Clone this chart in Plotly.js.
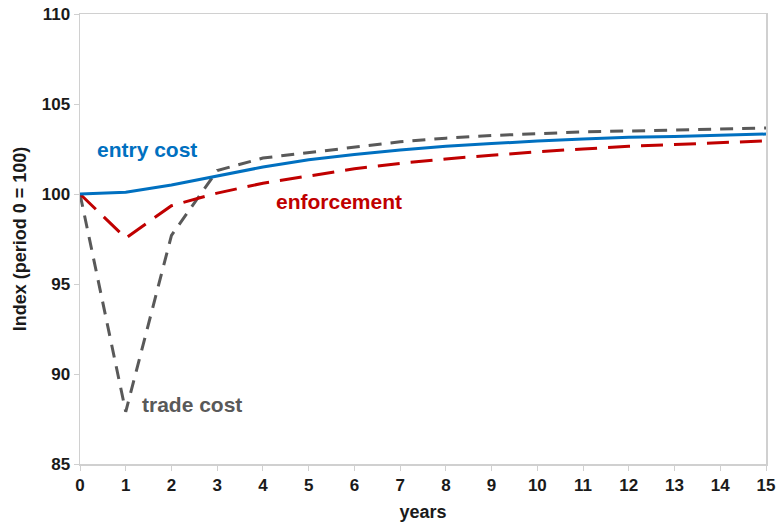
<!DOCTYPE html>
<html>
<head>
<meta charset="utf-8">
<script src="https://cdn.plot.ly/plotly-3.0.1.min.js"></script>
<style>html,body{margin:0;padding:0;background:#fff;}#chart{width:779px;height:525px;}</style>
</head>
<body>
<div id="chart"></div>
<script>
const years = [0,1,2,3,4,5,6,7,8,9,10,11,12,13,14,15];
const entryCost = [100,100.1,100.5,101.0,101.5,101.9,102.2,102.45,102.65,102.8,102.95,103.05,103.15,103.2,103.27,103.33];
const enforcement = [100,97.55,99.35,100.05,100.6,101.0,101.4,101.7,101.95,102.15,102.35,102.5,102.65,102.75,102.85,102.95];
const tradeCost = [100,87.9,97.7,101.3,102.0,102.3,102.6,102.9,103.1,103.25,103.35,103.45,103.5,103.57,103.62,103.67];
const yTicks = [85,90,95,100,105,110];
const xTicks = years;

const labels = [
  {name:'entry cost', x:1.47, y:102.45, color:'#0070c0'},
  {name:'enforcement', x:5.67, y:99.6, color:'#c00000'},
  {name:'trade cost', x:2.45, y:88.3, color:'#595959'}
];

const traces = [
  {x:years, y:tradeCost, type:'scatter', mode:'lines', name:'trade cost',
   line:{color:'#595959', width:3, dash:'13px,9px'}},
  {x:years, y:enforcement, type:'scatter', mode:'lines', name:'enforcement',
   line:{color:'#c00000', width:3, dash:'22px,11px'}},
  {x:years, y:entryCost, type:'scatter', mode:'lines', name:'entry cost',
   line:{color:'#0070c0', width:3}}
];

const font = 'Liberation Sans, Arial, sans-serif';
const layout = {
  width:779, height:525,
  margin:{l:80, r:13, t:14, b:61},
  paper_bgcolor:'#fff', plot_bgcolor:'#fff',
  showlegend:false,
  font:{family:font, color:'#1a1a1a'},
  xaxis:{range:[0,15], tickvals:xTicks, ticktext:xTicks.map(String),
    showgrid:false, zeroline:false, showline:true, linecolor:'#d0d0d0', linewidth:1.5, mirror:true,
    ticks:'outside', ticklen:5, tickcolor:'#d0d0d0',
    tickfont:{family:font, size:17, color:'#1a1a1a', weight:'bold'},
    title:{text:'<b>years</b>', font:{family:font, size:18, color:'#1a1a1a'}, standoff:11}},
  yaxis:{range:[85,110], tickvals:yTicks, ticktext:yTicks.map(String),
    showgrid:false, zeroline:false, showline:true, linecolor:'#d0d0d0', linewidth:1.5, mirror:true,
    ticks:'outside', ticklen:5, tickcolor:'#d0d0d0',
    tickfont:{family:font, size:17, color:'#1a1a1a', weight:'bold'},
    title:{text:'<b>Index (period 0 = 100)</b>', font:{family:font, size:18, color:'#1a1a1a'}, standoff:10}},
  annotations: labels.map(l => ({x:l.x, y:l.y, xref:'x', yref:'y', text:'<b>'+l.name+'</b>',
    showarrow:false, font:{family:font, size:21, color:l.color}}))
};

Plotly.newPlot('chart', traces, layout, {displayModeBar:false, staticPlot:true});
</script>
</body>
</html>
• • • •
» **TASK BRIEF**:
From the data above, write out everything exactly except the pictures.

» **ANSWER TO THIS TASK**:
Clone this chart in Plotly.js.
<!DOCTYPE html>
<html>
<head>
<meta charset="utf-8">
<script src="https://cdn.plot.ly/plotly-3.0.1.min.js"></script>
<style>html,body{margin:0;padding:0;background:#fff;}#chart{width:779px;height:525px;}</style>
</head>
<body>
<div id="chart"></div>
<script>
const years = [0,1,2,3,4,5,6,7,8,9,10,11,12,13,14,15];
const entryCost = [100,100.1,100.5,101.0,101.5,101.9,102.2,102.45,102.65,102.8,102.95,103.05,103.15,103.2,103.27,103.33];
const enforcement = [100,97.55,99.35,100.05,100.6,101.0,101.4,101.7,101.95,102.15,102.35,102.5,102.65,102.75,102.85,102.95];
const tradeCost = [100,87.9,97.7,101.3,102.0,102.3,102.6,102.9,103.1,103.25,103.35,103.45,103.5,103.57,103.62,103.67];
const yTicks = [85,90,95,100,105,110];
const xTicks = years;

const labels = [
  {name:'entry cost', x:1.47, y:102.45, color:'#0070c0'},
  {name:'enforcement', x:5.67, y:99.6, color:'#c00000'},
  {name:'trade cost', x:2.45, y:88.3, color:'#595959'}
];

const traces = [
  {x:years, y:tradeCost, type:'scatter', mode:'lines', name:'trade cost',
   line:{color:'#595959', width:3, dash:'13px,9px'}},
  {x:years, y:enforcement, type:'scatter', mode:'lines', name:'enforcement',
   line:{color:'#c00000', width:3, dash:'22px,11px'}},
  {x:years, y:entryCost, type:'scatter', mode:'lines', name:'entry cost',
   line:{color:'#0070c0', width:3}}
];

const font = 'Liberation Sans, Arial, sans-serif';
const layout = {
  width:779, height:525,
  margin:{l:80, r:13, t:14, b:61},
  paper_bgcolor:'#fff', plot_bgcolor:'#fff',
  showlegend:false,
  font:{family:font, color:'#1a1a1a'},
  xaxis:{range:[0,15], tickvals:xTicks, ticktext:xTicks.map(String),
    showgrid:false, zeroline:false, showline:true, linecolor:'#d0d0d0', linewidth:1.5, mirror:true,
    ticks:'outside', ticklen:5, tickcolor:'#d0d0d0',
    tickfont:{family:font, size:17, color:'#1a1a1a', weight:'bold'},
    title:{text:'<b>years</b>', font:{family:font, size:18, color:'#1a1a1a'}, standoff:11}},
  yaxis:{range:[85,110], tickvals:yTicks, ticktext:yTicks.map(String),
    showgrid:false, zeroline:false, showline:true, linecolor:'#d0d0d0', linewidth:1.5, mirror:true,
    ticks:'outside', ticklen:5, tickcolor:'#d0d0d0',
    tickfont:{family:font, size:17, color:'#1a1a1a', weight:'bold'},
    title:{text:'<b>Index (period 0 = 100)</b>', font:{family:font, size:18, color:'#1a1a1a'}, standoff:10}},
  annotations: labels.map(l => ({x:l.x, y:l.y, xref:'x', yref:'y', text:'<b>'+l.name+'</b>',
    showarrow:false, font:{family:font, size:21, color:l.color}}))
};

Plotly.newPlot('chart', traces, layout, {displayModeBar:false, staticPlot:true});
</script>
</body>
</html>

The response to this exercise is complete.